Nuanced, uncomfortable, bold and powerful, and as riveting as it is disturbing, My Dark Vanessa goes straight to the heart of some of the most complex issues of our age.
Firstly special thanks to Olivia Marsden at 4th Estate Books for inviting me to their incredible showcase event where I was lucky enough to hear author Kate Elizabeth Russell speak and pick up a proof of her debut fiction – My Dark Vanessa. You can read about the 4th Estate Event here. Despite the publication date being scheduled for March 2020 (pushed back from February) this book has been creating a real buzz on social media and has been a highly anticipated read of mine for some time.
And despite all the hype, this book totally lived up to all expectations for me. Exploring a teacher pupil relationship told in the present day and from 2000 when Vanessa moves to the exclusive boarding school where she meets Jacob Strane. Told in the first person voice of Vanessa this fictional story feels very authentic and real. There are aspects of this story that are difficult to read, disturbing and some of the sexual descriptions could be considered graphic. But I believe this is necessary to capture the voice of the 15 year Vanessa as she embarks on what she considers to be a major love affair.
This story is extremely sensitively written and the author recognises the complexities of situations like this. What is clear is the power imbalance between teacher and pupil which makes this type of relationship problematic and at risk of abuse, regardless of age. What reads as more complex is Vanessa’s view of herself as a consenting equal in the relationship with Jacob. She is forced to question her position as she considers the possibility of other girls similar to herself and this raised questions about the uniqueness of her and the obvious question of paedophilia.
As for Jacob, well he was a well created character and not repulsive – for me he was a charismatic English Teacher who captivated and was captivated by Vanessa. But without spoiling anything there were aspects of this story that were difficult to read. The grooming process was cleverly documented and the subtle manipulations were very well scripted.

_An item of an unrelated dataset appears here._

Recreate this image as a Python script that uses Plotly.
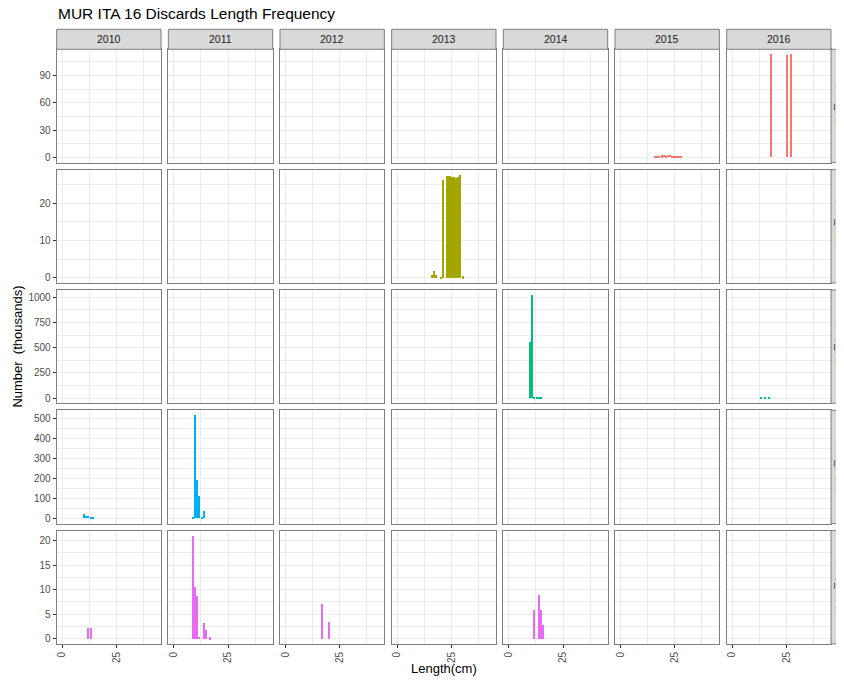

For me this book was incredible. Hard to put down and so well written. Thought provoking throughout and widely exploring situations where women come forward to speak out about sexual abuse against men in power, in positions of authority and in respected roles. The struggle to be believed and the reaction of the institution – in this case the school, but which seems in all situations to adopt an initial response to disbelieve the victim, to brush under the carpet and hope a difficult situation will go away. The sexuality of girls is a theme throughout and the book Lolita is referenced lots.

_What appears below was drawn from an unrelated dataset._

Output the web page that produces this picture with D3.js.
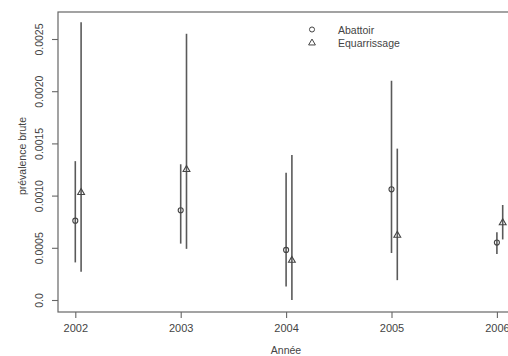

A definite to add to your 2020 reading list and a book I am expecting to hear a lot more about next year.
About the Author
Kate Elizabeth Russell was born and raised in eastern Maine. She holds a PhD in Creative Writing from the University of Kansas and an MFA from Indiana University. Her work has appeared in Hayden’s Ferry Review, Mid-American Review and Quarterly West, among other literary journals, and has been nominated for a Pushcart Prize. She currently lives in Madison, Wisconsin. This is her first novel.